The seal of the confessional is a priest’s obligation under canon law to hear a person’s confession of sin, or imagined sin, in complete confidence.
Under these rules, nothing that a priest is told during will be repeated or disclosed under any circumstances. This is also the rule of the Roman Catholic Church.
In 2015 the House of Bishops and the Archbishop’s Council commissioned a working party to assess this law in relation to safeguarding and protecting victims from sexual abuse.
The result was a report published today [WEDS] which concluded that the Church of England would uphold the confidentiality of confession – despite the urging of the Archbishop of York.
However the working party decided against abolishing the seal of the confessional – or even qualifying it with a loophole that priests had to report disclosures of abuse.
Now, unless Church of England’s bishops decide differently next week when they consider the working group’s report, led by the Bishop of Durham, confessions of criminal acts will not automatically be reported to police.
Abuse survivors reacted with frustration and dismay to the working group’s report – which was published a year later than its schedule of March 2018.
Phil Johnson, chair of the campaign group, Minister and Clergy Sexual Abuse Survivors (MACSAS), said that the Church of England’s failure to admit agree that abuse disclosed during confession should be reported shows that the institution “has missed a golden opportunity to take the moral high-ground”.
“The Church of England is a law unto themselves… they are far more concerned about reputational damage than they are about the welfare of children and all the victims who come forward and disclose abuse. The danger here is that the perpetrators and not the victims are being protected.”

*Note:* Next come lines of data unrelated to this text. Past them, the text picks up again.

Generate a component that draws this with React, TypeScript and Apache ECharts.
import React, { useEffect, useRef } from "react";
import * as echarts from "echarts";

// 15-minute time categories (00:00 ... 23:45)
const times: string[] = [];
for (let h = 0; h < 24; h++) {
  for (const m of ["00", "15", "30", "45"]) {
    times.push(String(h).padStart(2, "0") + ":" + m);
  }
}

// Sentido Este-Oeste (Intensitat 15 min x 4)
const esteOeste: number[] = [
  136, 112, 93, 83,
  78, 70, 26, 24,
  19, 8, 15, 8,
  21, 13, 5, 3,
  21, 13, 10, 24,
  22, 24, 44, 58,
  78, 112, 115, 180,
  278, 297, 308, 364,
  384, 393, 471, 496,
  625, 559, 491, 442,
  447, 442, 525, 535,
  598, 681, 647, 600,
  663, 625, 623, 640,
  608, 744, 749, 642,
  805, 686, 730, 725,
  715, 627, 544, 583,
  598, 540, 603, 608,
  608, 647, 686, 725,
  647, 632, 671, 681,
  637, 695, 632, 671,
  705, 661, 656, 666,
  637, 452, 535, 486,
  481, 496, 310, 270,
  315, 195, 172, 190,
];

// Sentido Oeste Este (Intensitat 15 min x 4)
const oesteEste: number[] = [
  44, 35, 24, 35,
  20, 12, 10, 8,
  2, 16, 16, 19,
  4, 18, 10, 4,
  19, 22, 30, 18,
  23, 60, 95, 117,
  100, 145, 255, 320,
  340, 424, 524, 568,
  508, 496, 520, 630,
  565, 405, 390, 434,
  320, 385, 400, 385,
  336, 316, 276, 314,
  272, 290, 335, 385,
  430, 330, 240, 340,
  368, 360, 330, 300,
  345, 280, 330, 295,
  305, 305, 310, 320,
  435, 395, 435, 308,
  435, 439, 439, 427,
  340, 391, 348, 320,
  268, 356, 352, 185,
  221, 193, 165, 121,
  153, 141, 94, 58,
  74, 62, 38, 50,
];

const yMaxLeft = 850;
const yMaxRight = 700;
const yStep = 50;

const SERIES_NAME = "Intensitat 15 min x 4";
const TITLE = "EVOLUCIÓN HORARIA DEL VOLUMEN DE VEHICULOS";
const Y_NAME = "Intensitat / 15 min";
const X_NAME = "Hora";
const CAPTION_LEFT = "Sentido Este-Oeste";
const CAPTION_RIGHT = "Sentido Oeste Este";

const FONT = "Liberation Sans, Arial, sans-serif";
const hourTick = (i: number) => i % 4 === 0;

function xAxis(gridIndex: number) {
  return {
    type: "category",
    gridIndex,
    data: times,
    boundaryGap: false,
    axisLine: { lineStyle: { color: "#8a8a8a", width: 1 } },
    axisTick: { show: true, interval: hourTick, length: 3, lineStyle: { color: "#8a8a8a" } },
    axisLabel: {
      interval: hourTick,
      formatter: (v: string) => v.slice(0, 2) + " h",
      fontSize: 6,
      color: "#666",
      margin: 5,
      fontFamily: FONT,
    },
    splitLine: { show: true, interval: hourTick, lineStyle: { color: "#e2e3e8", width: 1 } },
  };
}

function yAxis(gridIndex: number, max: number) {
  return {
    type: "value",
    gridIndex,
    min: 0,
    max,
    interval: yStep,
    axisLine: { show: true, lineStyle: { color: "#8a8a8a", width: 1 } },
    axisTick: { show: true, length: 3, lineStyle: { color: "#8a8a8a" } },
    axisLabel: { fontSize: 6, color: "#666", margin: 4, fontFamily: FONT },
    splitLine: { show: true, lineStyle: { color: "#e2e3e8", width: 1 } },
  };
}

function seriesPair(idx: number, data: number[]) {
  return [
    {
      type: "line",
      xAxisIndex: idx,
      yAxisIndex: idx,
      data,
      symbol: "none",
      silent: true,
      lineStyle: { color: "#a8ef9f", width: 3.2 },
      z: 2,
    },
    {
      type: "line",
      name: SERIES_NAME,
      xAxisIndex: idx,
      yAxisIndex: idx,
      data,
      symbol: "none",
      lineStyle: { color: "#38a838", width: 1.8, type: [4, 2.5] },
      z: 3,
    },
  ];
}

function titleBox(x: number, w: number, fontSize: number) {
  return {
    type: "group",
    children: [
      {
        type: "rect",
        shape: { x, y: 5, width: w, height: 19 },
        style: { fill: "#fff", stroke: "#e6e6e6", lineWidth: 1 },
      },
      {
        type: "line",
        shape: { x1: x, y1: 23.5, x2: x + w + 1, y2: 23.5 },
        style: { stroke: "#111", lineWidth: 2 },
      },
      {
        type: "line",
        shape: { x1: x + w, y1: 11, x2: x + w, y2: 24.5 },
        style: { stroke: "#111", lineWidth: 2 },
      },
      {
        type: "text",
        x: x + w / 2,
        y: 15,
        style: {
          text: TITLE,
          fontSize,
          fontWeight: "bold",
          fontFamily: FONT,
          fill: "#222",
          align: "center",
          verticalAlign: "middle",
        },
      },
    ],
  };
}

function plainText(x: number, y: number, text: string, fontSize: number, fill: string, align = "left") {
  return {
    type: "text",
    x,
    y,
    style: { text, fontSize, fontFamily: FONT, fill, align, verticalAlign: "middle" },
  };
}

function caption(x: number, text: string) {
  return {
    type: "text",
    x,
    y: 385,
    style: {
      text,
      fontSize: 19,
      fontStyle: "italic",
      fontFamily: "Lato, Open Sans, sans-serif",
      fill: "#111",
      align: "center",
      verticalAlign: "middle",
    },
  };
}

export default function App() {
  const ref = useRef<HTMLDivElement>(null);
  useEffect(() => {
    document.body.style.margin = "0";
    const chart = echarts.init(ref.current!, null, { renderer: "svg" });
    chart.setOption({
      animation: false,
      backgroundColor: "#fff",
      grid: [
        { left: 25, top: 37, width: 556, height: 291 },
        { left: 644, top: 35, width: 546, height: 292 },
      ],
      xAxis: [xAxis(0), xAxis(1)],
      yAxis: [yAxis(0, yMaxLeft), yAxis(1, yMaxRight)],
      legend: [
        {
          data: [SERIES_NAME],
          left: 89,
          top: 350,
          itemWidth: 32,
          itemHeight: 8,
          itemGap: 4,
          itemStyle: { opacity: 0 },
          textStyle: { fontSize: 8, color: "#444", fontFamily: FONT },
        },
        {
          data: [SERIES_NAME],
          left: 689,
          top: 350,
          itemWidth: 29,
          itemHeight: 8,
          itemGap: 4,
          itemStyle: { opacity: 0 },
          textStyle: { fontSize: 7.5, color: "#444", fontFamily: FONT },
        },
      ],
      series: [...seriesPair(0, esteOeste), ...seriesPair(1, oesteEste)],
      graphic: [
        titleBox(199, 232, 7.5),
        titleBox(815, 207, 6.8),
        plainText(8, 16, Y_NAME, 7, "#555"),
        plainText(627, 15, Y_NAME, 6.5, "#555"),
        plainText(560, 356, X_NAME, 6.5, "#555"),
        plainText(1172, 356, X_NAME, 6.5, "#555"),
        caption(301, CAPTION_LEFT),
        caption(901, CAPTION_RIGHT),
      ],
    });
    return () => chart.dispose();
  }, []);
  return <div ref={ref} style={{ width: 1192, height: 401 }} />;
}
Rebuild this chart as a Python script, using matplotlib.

Gilo, a survivor of sexual abuse and campaigner for reform within the church, added thatthe confessional seal “continues to hide abusers under a cloak of secrecy that has for so long bedevilled the church’s culture. Any child protection policy qualified in this way with ring-fencing of religious ritual is bonkers.”
“It’s interesting to me that all the way through my case – they ignored any questions around the confession to such an extent that they totally blanked abuse by a well known figure (who became a bishop) who used confession in abusive and grooming techniques. It’s as if they just don’t want to hear any of our questions about confession and how it can be used.”
In 2014, Archbishop of York, Dr John Sentamu, argued the seal should not apply in child abuse cases. “How can you hear a confession about somebody abusing a child and the matter must be sealed up and you mustn’t talk about it?” he said.
The seal of confessional has previously come under scrutiny during hearings related to the ongoing Independent Inquiry into Child Sex Abuse (IICSA). Legal experts and survivors have said that clerical abuse could have been stopped had priests reported confessions.
The working party failed to reach “a common mind” on the issue. Instead, it recommended training for priests on how to deal with disclosures of criminal acts.
The church’s guidelines say that if someone discloses in confession that he or she has committed a serious crime such as child abuse, “the priest must require the penitent to report his or her conduct to the police or other statutory authority. If the penitent refuses to do so, the priest should withhold absolution.”
However Graham Tilby, National Safeguarding Adviser at the Church of England, disagreed with the report’s findings.
He said: I remain of the view that the Seal does offer an opportunity for those who have been abused to seek confession and come to an understanding with the Confessor and God that it was not their fault.
“Indeed, having taken part in facilitating many of the focus groups with those who hear confession regularly, I was struck by their evidence and the passion in which some of them articulated it.
“Indeed, increasingly this matter has become a matter for conscience for myself, namely that whilst I can the see the benefits for the many, I cannot in my professional capacity defend the Seal where it might actually allow the continued perpetration of abuse against a child.”